The point where the graphs of two linear equations intersect has a \( y \)-coordinate of 4 . One equation is \[ y=-2 x+2 \text {. Find the other equation if its graph has a slope of } 3 \text {. } \] What is the equation of the line with a slope of 3 that intersects the line with the equation \[ y=-2 x+2 \text { ? Solve on paper, and then enter your answer on Zearn. } \]

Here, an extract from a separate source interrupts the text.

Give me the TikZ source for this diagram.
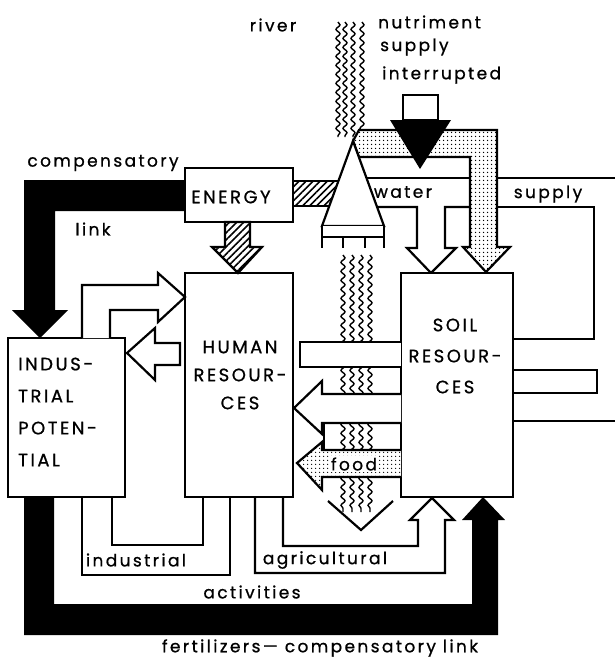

1. We are given that the graphs have an intersection point with a \( y \)-coordinate of 4. The first equation is \[ y = -2x + 2. \] Substitute \( y = 4 \) into this equation to find the \( x \)-coordinate: \[ 4 = -2x + 2. \] 2. Solve for \( x \): \[ 4 - 2 = -2x \quad \Longrightarrow \quad 2 = -2x. \] Divide both sides by \(-2\): \[ x = -1. \] So, the intersection point is \((-1, 4)\). 3. The second line has a slope of 3 and passes through the point \((-1, 4)\). Using the point-slope form: \[ y - y_1 = m(x - x_1), \] substitute \( m = 3 \), \( x_1 = -1 \), and \( y_1 = 4 \): \[ y - 4 = 3(x - (-1)) \quad \Longrightarrow \quad y - 4 = 3(x + 1). \] 4. Simplify the equation: \[ y - 4 = 3x + 3. \] Add 4 to both sides: \[ y = 3x + 7. \] The equation of the line is \( y = 3x + 7 \).